Again, economic historians have to look for explanations other than the "extraordinary courage of the American heart and the generosity of the American spirit." Explanations of American Exceptionalism in the late nineteenth century largely focus on factors within the U.S.: factor endowments, technological development, railroadization, education, and so on. For the American Century--which included both world wars and the Great Depression-- international explanations are in order.

A few other grad students and I currently have a book club on Barry Eichengreen's "Golden Fetters." We read and discuss a chapter per week, and are on chapter 9 now. It has me convinced that the international monetary system, and especially the gold standard, is a key thread to understanding those remarkable decades. The pre-WWI gold standard worked well because of credibility and international cooperation. Eichengreen's intuition for political economy is strong, and he carefully traces why credibility and cooperation were sustainable before WWI but not in the interwar period.

The war greatly strengthened the U.S. balance of payments. Germany paid reparations to the Allies, who in turn repaid war debts to the U.S. American lending to Central Europe and Latin America rounded the circle of capital flows. But the balance of the whole system hinged on the U.S. keeping domestic interest rates low to encourage American gold to flow abroad. And for awhile, this worked just fine. The U.S. was more than happy to maintain low interest rates when it was also convenient for their domestic goals. However, starting in 1928, around the time of the Wall Street boom, Federal Reserve officials decided to tighten monetary policy, which curtailed foreign lending. To stay on the gold standard, other countries had to respond drastically, causing the U.S. downturn to both spread and deepen. The "golden fetters" also prevented policymakers from injecting liquidity into the banking system to contain bank runs. I strongly recommend reading at least the first chapter of Golden Fetters for more. The book is filled with examples of cooperation and coordination failures in the interwar period.

Anyhow, by the mid 1930s most countries dropped off of the gold standard and finally began to recover. The U.S. economy grew rapidly, save for a downturn in 1937-38. After that, monetary expansion in the form of huge gold inflows stimulated the economy. The gold inflows were at least in part due to fears of another war on European soil, causing capital flight from Europe. After WWII, the dollar was the dominant currency for international transactions and reserves. The Bretton Woods agreement of 1944 established a system of fixed exchange rates based on gold valued at $35 per ounce. Both world wars, then, were inadvertently beneficial to the United States relative to other countries. And our Great Depression was detrimental to the rest of the world. So it is hardly surprising that the United States' relative productivity and wealth grew in this era. Or that by the mid 1960s, Japan and Europe began to narrow the gap, and that Bretton Woods collapsed by 1971.

I will try to add more in future posts about what was going on in the American Century. So far it is not apparent that we want to repeat it. But maybe there are some features of the American Century worth striving for. For now I need to get back to studying for my economic history field exam on Wednesday. Today was macro-- quite difficult, a heavier than expected emphasis on stochastic dynamic programming.

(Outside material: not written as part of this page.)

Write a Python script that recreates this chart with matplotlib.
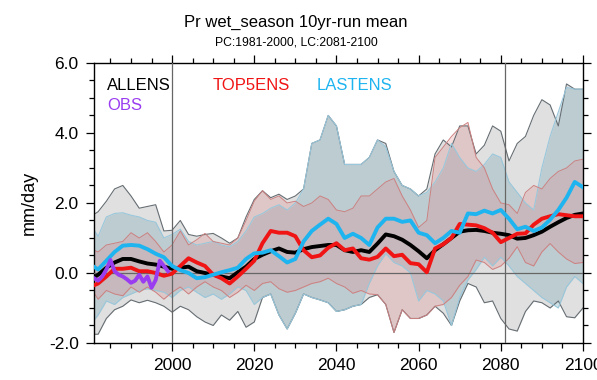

Tuesday, February 21, 2012

The Economics of Structured Finance

For anyone interested in the financial crisis, I thought I'd try to summarize a paper I just read for my Empirical Macroeconomics and Finance course. The paper is called "The Economics of Structured Finance," by Coval, Jurek, and Stafford, 2009, in the Journal of Economic Perspectives, Volume 23, Number 1.

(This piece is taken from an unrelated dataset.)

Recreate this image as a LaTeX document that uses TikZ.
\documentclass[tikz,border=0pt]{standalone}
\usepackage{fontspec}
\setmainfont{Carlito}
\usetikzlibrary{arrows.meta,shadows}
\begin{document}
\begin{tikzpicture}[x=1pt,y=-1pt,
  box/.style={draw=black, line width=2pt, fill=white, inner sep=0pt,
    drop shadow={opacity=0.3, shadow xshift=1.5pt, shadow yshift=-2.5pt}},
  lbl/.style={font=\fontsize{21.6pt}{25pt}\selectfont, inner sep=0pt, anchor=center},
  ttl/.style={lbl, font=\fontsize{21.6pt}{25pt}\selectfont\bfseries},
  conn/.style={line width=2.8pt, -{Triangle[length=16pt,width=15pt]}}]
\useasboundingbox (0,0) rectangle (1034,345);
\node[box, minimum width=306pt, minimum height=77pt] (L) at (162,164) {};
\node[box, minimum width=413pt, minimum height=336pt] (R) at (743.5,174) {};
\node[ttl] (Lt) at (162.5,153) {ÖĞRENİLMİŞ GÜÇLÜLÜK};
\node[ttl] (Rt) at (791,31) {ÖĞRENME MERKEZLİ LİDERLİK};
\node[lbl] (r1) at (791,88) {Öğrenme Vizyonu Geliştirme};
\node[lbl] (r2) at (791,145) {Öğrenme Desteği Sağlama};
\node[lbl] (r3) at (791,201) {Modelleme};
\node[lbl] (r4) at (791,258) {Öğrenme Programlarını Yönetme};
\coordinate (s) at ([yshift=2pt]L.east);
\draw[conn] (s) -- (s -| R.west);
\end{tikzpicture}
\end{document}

Structured finance is the pooling of economic assets and subsequent issuance of a prioritized capital structure of claims, called tranches, against these collateral pools. The prototypical example of a structured finance security is a collateralized debt obligation (CDO).

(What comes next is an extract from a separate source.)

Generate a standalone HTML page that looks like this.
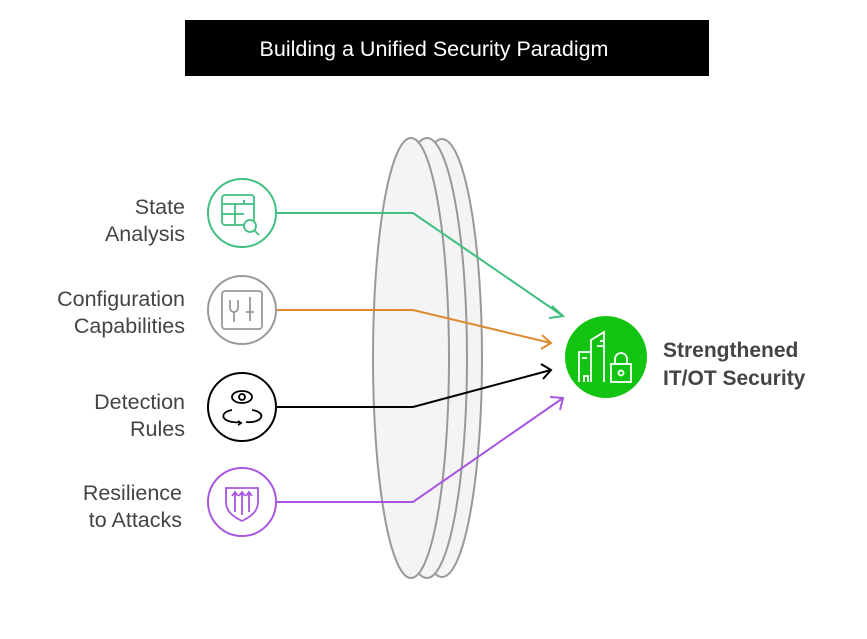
<!DOCTYPE html>
<html><head><meta charset="utf-8"><style>
body{margin:0;width:867px;height:634px;background:#fff;overflow:hidden;font-family:"Liberation Sans",sans-serif}
</style></head><body>
<svg width="867" height="634" viewBox="0 0 867 634" xmlns="http://www.w3.org/2000/svg" font-family="Liberation Sans, sans-serif">
<rect x="185" y="20" width="524" height="56" fill="#000"/>
<text x="434" y="56" fill="#fff" font-size="21.5" text-anchor="middle">Building a Unified Security Paradigm</text>
<g fill="#f4f4f4" stroke="#999" stroke-width="2">
<ellipse cx="442" cy="358" rx="40" ry="219"/>
<ellipse cx="427" cy="358" rx="40" ry="220"/>
<ellipse cx="411" cy="358" rx="38" ry="220"/>
</g>
<g fill="none" stroke-width="2">
<path d="M277 213 H413 L563 316" stroke="#3fbf80"/>
<path d="M552 306 L563 316 L549 318" stroke="#3fbf80"/>
<path d="M277 310 H413 L551 343" stroke="#e08a2e"/>
<path d="M542 335 L551 343 L541 349" stroke="#e08a2e"/>
<path d="M277 407 H413 L551 370" stroke="#000"/>
<path d="M541 364 L551 370 L543 379" stroke="#000"/>
<path d="M277 502 H413 L563 398" stroke="#a855e0"/>
<path d="M550 397 L563 398 L560 410" stroke="#a855e0"/>
<circle cx="242" cy="213" r="34" stroke="#3fbf80" fill="#fff"/>
<circle cx="242" cy="310" r="34" stroke="#999" fill="#fff"/>
<circle cx="242" cy="407" r="34" stroke="#000" fill="#fff"/>
<circle cx="242" cy="502" r="34" stroke="#a855e0" fill="#fff"/>
</g>
<g fill="none" stroke-width="1.8">
<g stroke="#3fbf80"><rect x="222" y="195" width="32" height="30" rx="3"/><path d="M222 204H254M222 214H244M235 204V225M244 200V204"/><circle cx="250" cy="226" r="6" fill="#fff"/><path d="M254 230L259 235"/></g>
<g stroke="#999"><rect x="222" y="291" width="40" height="38" rx="3"/><path d="M230 300v8a4 4 0 0 0 8 0v-8M234 312v10M250 297v24M246 312h8"/></g>
<g stroke="#000"><ellipse cx="242" cy="397" rx="10" ry="6"/><circle cx="242" cy="397" r="3"/><path d="M232 410a12 6 0 0 0 8 12M252 410a12 6 0 0 1-6 12M238 421l3 2-3 2"/></g>
<g stroke="#a855e0"><path d="M226 488h32v14c0 10-8 15-16 19-8-4-16-9-16-19z"/><path d="M235 512V492M242 515V492M249 512V492M232 496l3-4 3 4M239 496l3-4 3 4M246 496l3-4 3 4"/></g>
</g>
<circle cx="606" cy="357" r="41" fill="#13c413"/>
<g fill="none" stroke="#fff" stroke-width="1.8">
<path d="M579 382V352h12v30M582 358h5M584 382v-6h4v6M591 382V340l13-8v50M597 346h6M600 341h4M604 336v-2"/>
<rect x="611" y="364" width="20" height="18"/><path d="M615 364v-5a6 6 0 0 1 12 0v5"/><circle cx="621" cy="373" r="2.5"/>
</g>
<g fill="#444" font-size="21.5" text-anchor="end">
<text x="185" y="214">State</text><text x="185" y="241">Analysis</text>
<text x="185" y="306">Configuration</text><text x="185" y="333">Capabilities</text>
<text x="185" y="409">Detection</text><text x="185" y="436">Rules</text>
<text x="182" y="500">Resilience</text><text x="182" y="527">to Attacks</text>
</g>
<g fill="#444" font-size="21" font-weight="bold">
<text x="663" y="357">Strengthened</text><text x="663" y="385">IT/OT Security</text>
</g>
</svg>
</body></html>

A reason that the practice of structuring securities arose was to allow the tranches to be rated by the credit rating agencies so that they could be comparable with single-name securities or corporate bonds. Securities involve a complex mix of risks. Adding the prioritization structure creates “safe” assets at the high priority senior tranches. Senior tranches only absorb losses after the junior claims have been exhausted, which allows senior tranches to obtain credit ratings in excess of the average rating for the whole collateral pool.

For example, consider two bonds, both with default probability p. Both pay $0 in case of default and $1 otherwise. You could pool them into a $2 fund, and then form a junior and senior tranche. The junior tranche pays $1 if both bonds avoid default and $0 if either bond defaults. The senior pays $1 if neither bond defaults or if only one out of two bonds defaults; it pays $0 if both bonds default.

The recent financial crisis involved the discovery that the “safe” manufactured tranches were actually far riskier than advertised. Even AAA rated securities defaulted with reasonable likelihood. When this was finally realized, in late 2007 and 2008, investors stopped buying structured finance products. How did the credit rating agencies get it so wrong?

Notice that in the example above, the risk of default for the senior tranche depends on the correlation between bond defaults. If the bond default probabilities are uncorrelated, then the senior tranche defaults with probability p2

Next, the authors look at the relation of structured finance to subprime. Government- sponsored agencies such as Fannie Mae, Freddie Mac, and Ginnie Mae were chartered to purchase mortgages originated by local banks that satisfy certain size and credit quality requirements. They repackage these conforming mortgages into mortgage-backed securities to be resold in capital markets with the implicit guarantee of the U.S. government. Mortgages that fall below the credit standard (“subprime”) were packaged into “private-label” mortgage-backed securities, which in turn were resecuritized into structured finance CDOs. So there were two levels of structuring, and a lot more correlations to worry about, which were not properly accounted for. The ratings also didn't take into account systemic risk, which structured finance was particularly susceptible to. Typically, securities that are correlated with the market as a whole should offer higher expected returns, since it is less valuable to have an asset that will pay well when times are good and pay poorly when times are bad, than vice versa. The systemic risk of the structured finance products was underestimated.

The authors don't place all the blame on the credit rating agencies. They partly blame some perverse incentives, and also a regulatory guideline saying that banks holding AAA-rated securities were required to hold only half as much capital as was required to support other investment-grade securities.This distorted the demand for AAA-rated securities, and fueled a lot of the effort to create an imprudently large volume of structured financial products.